The Royal Swedish Academy of Sciences chose the Nobel laureates in chemistry for their contributions towards the development of the lithium-ion battery. Yoshino was honoured alongside Stanley Whittingham, who developed methods that could lead to fossil fuel-free energy technologies; and John Goodenough, whose metal oxide cathode research provided a breakthrough that would lead to vastly improved batteries.
Akira Yoshino is the fourth Award finalist to be recognised by the Nobel Academy for his outstanding contribution to science. He joins Peter Grünberg (2007 Nobel Prize in Physics,), Shuji Nakamura (2014 Nobel Prize in Physics) and Stefan Hell (2014 Nobel Prize in Chemistry;) in the ranks of alumni of the Award who have gone on to become Nobel Laureates.
The European Inventor Award is an annual science prize in which the European Patent Office (EPO) honours inventors. To be considered, an invention must significantly contribute towards scientific progress, society, economic prosperity and job creation. At the 2019 edition, Akira Yoshino received the accolade in the "Non-EPO countries" category.

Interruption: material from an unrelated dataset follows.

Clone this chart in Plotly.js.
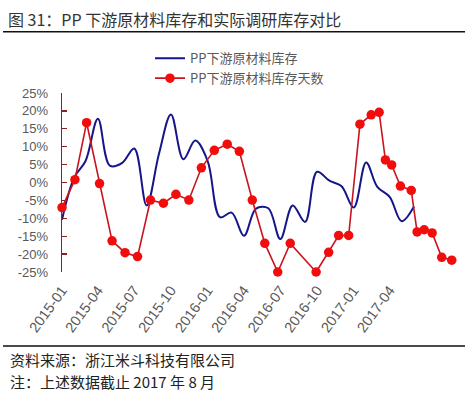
<!DOCTYPE html>
<html>
<head>
<meta charset="utf-8">
<script src="https://cdn.plot.ly/plotly-3.0.1.min.js"></script>
<style>
  html, body { margin: 0; padding: 0; background: #ffffff; }
  #chart { width: 467px; height: 399px; }
</style>
</head>
<body>
<div id="chart"></div>
<script>
// ---------- data ----------
const seriesNames = ['PP下游原材料库存', 'PP下游原材料库存天数'];

// PP下游原材料库存 (monthly, %)
const invDates = ['2015-01-01','2015-02-01','2015-03-01','2015-04-01','2015-05-01','2015-06-01',
  '2015-07-01','2015-08-01','2015-09-01','2015-10-01','2015-11-01','2015-12-01',
  '2016-01-01','2016-02-01','2016-03-01','2016-04-01','2016-05-01','2016-06-01',
  '2016-07-01','2016-08-01','2016-09-01','2016-10-01','2016-11-01','2016-12-01',
  '2017-01-01','2017-02-01','2017-03-01','2017-04-01','2017-05-01','2017-06-01'];
const invValues = [-10.4, 1.5, 6.0, 17.8, 4.7, 5.5,
  9.5, -6.4, 8.0, 19.0, 6.5, 11.7,
  6.0, -9.7, -8.4, -14.9, -7.3, -7.2,
  -15.8, -6.4, -11.0, 3.0, 0.5, -1.0,
  -7.0, 5.6, -1.2, -4.0, -10.8, -6.7];

// PP下游原材料库存天数 (survey dates, %)
const dayDates = ['2015-01-01','2015-02-01','2015-03-01','2015-04-01','2015-05-01','2015-06-01',
  '2015-07-01','2015-08-01','2015-09-01','2015-10-01','2015-11-01','2015-12-01',
  '2016-01-01','2016-02-01','2016-03-01','2016-04-01','2016-05-01','2016-06-01',
  '2016-07-01','2016-09-01','2016-10-01','2016-10-25','2016-11-18','2016-12-15',
  '2017-01-11','2017-01-30','2017-02-14','2017-03-01','2017-03-22','2017-04-17',
  '2017-05-01','2017-05-18','2017-06-06','2017-06-29','2017-07-23'];
const dayValues = [-7.0, 0.8, 16.7, -0.3, -16.3, -19.6,
  -20.7, -4.9, -5.8, -3.3, -4.9, 4.1,
  9.0, 10.7, 8.7, -4.9, -17.0, -25.0,
  -17.0, -25.0, -19.5, -14.8, -14.8, 16.3,
  18.9, 19.6, 6.3, 4.9, -1.0, -2.2,
  -13.8, -13.2, -14.1, -20.9, -21.7];

const yTickVals = [25, 20, 15, 10, 5, 0, -5, -10, -15, -20, -25];
const yTickText = ['25%', '20%', '15%', '10%', '5%', '0%', '-5%', '-10%', '-15%', '-20%', '-25%'];

const titleText = '图 31：PP 下游原材料库存和实际调研库存对比';
const sourceText = '资料来源：浙江米斗科技有限公司';
const noteText = '注：上述数据截止 2017 年 8 月';

// ---------- geometry helpers ----------
const W = 467, H = 399;
const PL = 62, PR = 458, PT = 92.5, PB = 272.5;
const fx = x => (x - PL) / (PR - PL);
const fy = y => (PB - y) / (PB - PT);

const numFont = '"Liberation Sans", Arial, "Noto Sans CJK SC", sans-serif';
const cjkFont = '"Noto Sans CJK SC", "Noto Sans", sans-serif';
const axisRed = '#8B2323';

const traces = [
  {
    type: 'scatter', mode: 'lines', name: seriesNames[0],
    x: invDates, y: invValues, xaxis: 'x', yaxis: 'y',
    line: { color: '#15168A', width: 2, shape: 'spline', smoothing: 1 },
    hoverinfo: 'skip'
  },
  {
    type: 'scatter', mode: 'lines+markers', name: seriesNames[1],
    x: dayDates, y: dayValues, xaxis: 'x2', yaxis: 'y',
    line: { color: '#C8141E', width: 1.6 },
    marker: { color: '#F20D0D', size: 9.5 },
    cliponaxis: false,
    hoverinfo: 'skip'
  }
];

const layout = {
  width: W, height: H,
  margin: { l: PL, r: W - PR, t: PT, b: H - PB, pad: 0 },
  paper_bgcolor: '#ffffff',
  plot_bgcolor: 'rgba(0,0,0,0)',
  showlegend: true,
  title: {
    text: titleText,
    x: 8 / W, xref: 'container', xanchor: 'left',
    y: 1 - 20 / H, yref: 'container', yanchor: 'middle',
    font: { family: cjkFont, size: 16, color: '#333333' }
  },
  legend: {
    x: fx(150), y: fy(42.5), xanchor: 'left', yanchor: 'top',
    bgcolor: 'rgba(0,0,0,0)',
    font: { family: cjkFont, size: 13, color: '#595959' },
    traceorder: 'normal'
  },
  xaxis: {
    type: 'date', domain: [0, fx(416)],
    range: ['2015-01-01', '2017-06-06'],
    tick0: '2015-01-01', dtick: 'M3', tickformat: '%Y-%m',
    tickangle: -54, ticks: '', showline: false, showgrid: false, zeroline: false,
    tickfont: { family: numFont, size: 14.5, color: '#595959' },
    anchor: 'y', ticklabelstandoff: 6
  },
  xaxis3: {
    type: 'date', overlaying: 'x', side: 'top', anchor: 'y',
    range: ['2015-01-01', '2017-06-06'],
    tick0: '2015-01-01', dtick: 'M3',
    showline: true, linecolor: '#D9D9D9', linewidth: 1,
    ticks: 'inside', ticklen: 4, tickcolor: '#D9D9D9',
    showticklabels: false, showgrid: false, zeroline: false
  },
  xaxis2: {
    type: 'date', domain: [0, 1], anchor: 'y',
    range: ['2015-01-01', '2017-08-07'],
    visible: false
  },
  yaxis: {
    range: [-25, 25], tickvals: yTickVals, ticktext: yTickText,
    ticks: 'inside', ticklen: 5, tickcolor: axisRed, tickwidth: 1.3,
    showline: true, linecolor: axisRed, linewidth: 1.3,
    showgrid: false, zeroline: false, anchor: 'x',
    tickfont: { family: numFont, size: 13, color: '#595959' },
    ticklabelstandoff: 10
  },
  shapes: [
    { type: 'line', xref: 'paper', yref: 'paper', x0: fx(3), x1: fx(465), y0: fy(31), y1: fy(31),
      line: { color: '#111111', width: 1.5 } },
    { type: 'line', xref: 'paper', yref: 'paper', x0: fx(3), x1: fx(465), y0: fy(347), y1: fy(347),
      line: { color: '#111111', width: 1.5 } }
  ],
  annotations: [
    { text: sourceText, xref: 'paper', yref: 'paper', x: fx(8), y: fy(360.5),
      xanchor: 'left', yanchor: 'middle', showarrow: false,
      font: { family: cjkFont, size: 15, color: '#222222' } },
    { text: noteText, xref: 'paper', yref: 'paper', x: fx(8), y: fy(382.5),
      xanchor: 'left', yanchor: 'middle', showarrow: false,
      font: { family: cjkFont, size: 15, color: '#222222' } }
  ]
};

Plotly.newPlot('chart', traces, layout, { staticPlot: true, displayModeBar: false });
</script>
</body>
</html>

His development of a small, lightweight, rechargeable battery with a sufficient storage capacity helped to unlock a mass market in portable electronic devices. Today, his invention is used in nearly five billion mobile phones worldwide, and has enabled the emergence of electric vehicles. The worldwide market for lithium-ion batteries was estimated at EUR 26.5 billion in 2017 and is projected to reach over EUR 80 billion by the year 2025.